Nov 21, 2007

Note on Ellipsis: How and where do we lose it?

Natural languages have a wide variety of ellipsis phenomena.
"Ellipsis" can be defined as that an element lacks its phonological contents while it has syntactic, semantic, or pragmatic contents.
You know, it is a difficult question: how and in which component does the element lose its phonological contents?

I think, along the line of minimalist spirit, we can not take a stance of assuming that ellipsis is a purely syntactic operation (of cource, you can "assume" ellipsis as a syntactic operation in addition to MERGE and AGREE).

n.b. I refer "elliptical operation" itself in this short article. Some elliptical constructions perhaps are derived by syntactic movements (e.g. ATB-movement analysis for English gapping).

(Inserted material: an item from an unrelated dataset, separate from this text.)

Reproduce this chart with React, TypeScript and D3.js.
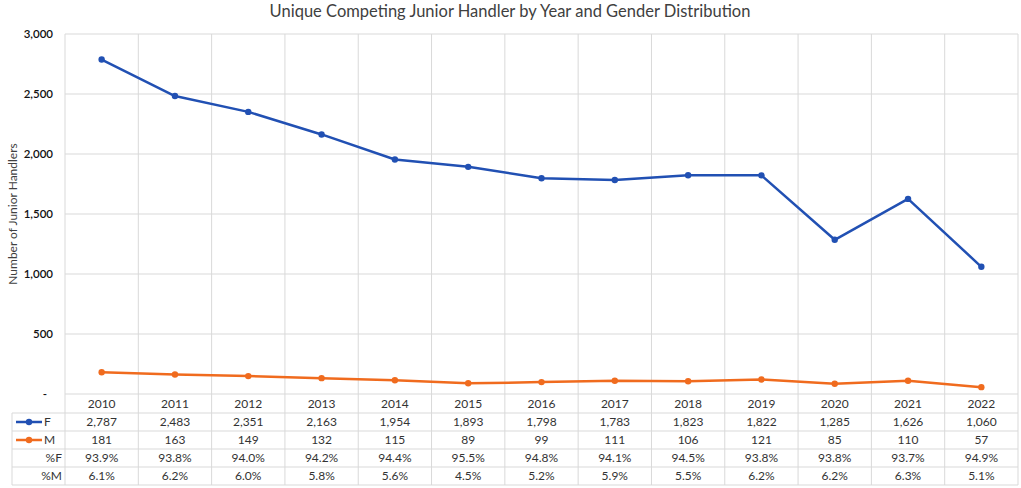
import React from 'react';
import * as d3 from 'd3';

const years = ['2010', '2011', '2012', '2013', '2014', '2015', '2016', '2017', '2018', '2019', '2020', '2021', '2022'];
const femaleCounts = [2787, 2483, 2351, 2163, 1954, 1893, 1798, 1783, 1823, 1822, 1285, 1626, 1060];
const maleCounts = [181, 163, 149, 132, 115, 89, 99, 111, 106, 121, 85, 110, 57];
const femalePct = ['93.9%', '93.8%', '94.0%', '94.2%', '94.4%', '95.5%', '94.8%', '94.1%', '94.5%', '93.8%', '93.8%', '93.7%', '94.9%'];
const malePct = ['6.1%', '6.2%', '6.0%', '5.8%', '5.6%', '4.5%', '5.2%', '5.9%', '5.5%', '6.2%', '6.2%', '6.3%', '5.1%'];
const yTicks = [0, 500, 1000, 1500, 2000, 2500, 3000];

const W = 1021;
const H = 488;
const plot = { left: 65, right: 1018, top: 34, bottom: 394 };
const tableLeft = 12;
const rowH = 18;
const FONT = 'Lato, "Noto Sans", sans-serif';
const BLUE = '#2150b3';
const ORANGE = '#f06b1e';
const GRID = '#d9d9d9';

function App() {
  const x = d3.scaleBand<string>().domain(years).range([plot.left, plot.right]);
  const y = d3.scaleLinear().domain([0, 3000]).range([plot.bottom, plot.top]);
  const cx = (yr: string) => (x(yr) ?? 0) + x.bandwidth() / 2;

  const line = d3
    .line<number>()
    .x((_, i) => cx(years[i]))
    .y((d) => y(d));

  const fmt = d3.format(',');
  const headerTop = plot.bottom;
  const rowTops = [1, 2, 3, 4].map((k) => headerTop + rowH * k + 1);
  const tableBottom = headerTop + rowH * 5 + 1;

  const rows = [
    { label: 'F', values: femaleCounts.map(fmt), color: BLUE },
    { label: 'M', values: maleCounts.map(fmt), color: ORANGE },
    { label: '%F', values: femalePct },
    { label: '%M', values: malePct },
  ];

  return (
    <svg
      width={W}
      height={H}
      style={{ position: 'absolute', left: 0, top: 0, background: '#fff' }}
      fontFamily={FONT}
    >
      <text x={510} y={17} textAnchor="middle" fontSize={16.5} fill="#404040">
        Unique Competing Junior Handler by Year and Gender Distribution
      </text>

      {/* horizontal gridlines */}
      {yTicks.map((t) => (
        <line key={t} x1={plot.left} x2={plot.right} y1={y(t)} y2={y(t)} stroke={GRID} strokeWidth={1} />
      ))}
      {/* vertical gridlines / table columns */}
      {years.map((yr) => (
        <line
          key={yr}
          x1={x(yr)}
          x2={x(yr)}
          y1={plot.top}
          y2={tableBottom}
          stroke={GRID}
          strokeWidth={1}
        />
      ))}
      <line x1={plot.right} x2={plot.right} y1={plot.top} y2={tableBottom} stroke={GRID} />
      <line x1={tableLeft} x2={tableLeft} y1={rowTops[0]} y2={tableBottom} stroke={GRID} />
      {rowTops.concat([tableBottom]).map((ry) => (
        <line key={ry} x1={tableLeft} x2={plot.right} y1={ry} y2={ry} stroke={GRID} />
      ))}

      {/* y axis ticks */}
      {yTicks.map((t) => (
        <text
          key={t}
          x={t === 0 ? 47 : 53}
          y={y(t)}
          dy="0.35em"
          textAnchor="end"
          fontSize={11.5}
          fontWeight={600}
          fill="#111"
        >
          {t === 0 ? '-' : fmt(t)}
        </text>
      ))}
      <text
        transform={`translate(17,${(plot.top + plot.bottom) / 2}) rotate(-90)`}
        textAnchor="middle"
        fontSize={12}
        fill="#404040"
      >
        Number  of Junior Handlers
      </text>

      {/* series */}
      <path d={line(femaleCounts) ?? ''} fill="none" stroke={BLUE} strokeWidth={2.5} strokeLinejoin="round" />
      {femaleCounts.map((v, i) => (
        <circle key={i} cx={cx(years[i])} cy={y(v)} r={3.2} fill={BLUE} />
      ))}
      <path d={line(maleCounts) ?? ''} fill="none" stroke={ORANGE} strokeWidth={2.5} strokeLinejoin="round" />
      {maleCounts.map((v, i) => (
        <circle key={i} cx={cx(years[i])} cy={y(v)} r={3.2} fill={ORANGE} />
      ))}

      {/* table header */}
      {years.map((yr) => (
        <text key={yr} x={cx(yr)} y={headerTop + 10} dy="0.35em" textAnchor="middle" fontSize={12} fill="#333">
          {yr}
        </text>
      ))}

      {/* table rows */}
      {rows.map((r, ri) => {
        const mid = rowTops[ri] + rowH / 2;
        return (
          <g key={r.label}>
            {r.color ? (
              <g>
                <line x1={16} x2={42} y1={mid} y2={mid} stroke={r.color} strokeWidth={2.5} />
                <circle cx={29} cy={mid} r={3.2} fill={r.color} />
                <text x={44} y={mid} dy="0.35em" fontSize={12} fill="#333">
                  {r.label}
                </text>
              </g>
            ) : (
              <text x={62} y={mid} dy="0.35em" textAnchor="end" fontSize={12} fill="#333">
                {r.label}
              </text>
            )}
            {r.values.map((v, i) => (
              <text key={i} x={cx(years[i])} y={mid} dy="0.35em" textAnchor="middle" fontSize={12} fill="#333">
                {v}
              </text>
            ))}
          </g>
        );
      })}
    </svg>
  );
}

export default App;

I note some ways (possiblities) of ellipsis from the view point of Distributed Morphology (If you want to know details of the model of grammar in Distributed Morphology, see Embick and Noyer (2001)).

1. Operation before Lexical Insertion (after Spell-out)

In Distributed Morphology, it is assumed that lexical items which include their phonological features are inserted post-syntactically, that is, after spell-out. The component between spell-out and lexical insertion is called "Morphology", where there are not phonological features but (morpho)syntactic features although it is a part of PF.
So, strictly speaking, the following two ways are not phonological but PF-related.

1.1. Eliminating some part of nodes at Morphology
Embick and Noyer(2007) indicates that there is an operation which add a new node to the output of syntax at Morphology. The operation "Eliminating nodes" could be a counterpart of it. Losing nodes means losing a place which lexical insertion applies to, so we elide some phonological contents.

1.2. Not occuring lexical insertion
Wilder(1997) suggests this way. He regards a certain type of ellipsis as a result of not occuring lexical insertion to some part of the tree. A diffrence from the above way is that he does not assume any elliptical operation. However, he does not refer to the detail of the process.

Prediction:
Ellipsis which is a result of both ways should be sensitive to syntactic or morphocyntactic constituency.

n.b. So far, I have no idea about empirical evidences to distinguish the above two. They actually could be identical process of ellipsis.

2. Operation in the phonological component: Eliminating phonological features

This operation is applied to at least after lexical insertion. I guess number of researchers suppose this way when they say "ellipsis as a PF operation".

Prediction:
Ellipsis which is caused by this operation could be sensitive to phonological constituency: prosodic word, minor or majour phrase, intonational phrase, and so on.

Of course, there is no necessity that every kind of ellipsis should be caused by one of the above three.

References


  • Embick, David and Rolf Noyer(2001) “Movement operations after syntax,” Linguistic Inquiry 32: 555-595.

  • Embick, David and Rolf Noyer(2007) “Distributed Morphology and the Syntax/Morphology Interface,” The Oxford Handbook of Linguistic Interfaces. G. Ramchand and C. Reiss (eds.), Oxford University Press.

  • Wilder, Chris(1997) “Some Properties of Ellipsis in Coordination,” Studies on Universal Grammar and Typological Variation. Artemis Alexiadou and T. Alan Hall (ed.), 59-107, John Benjamins Pub Co.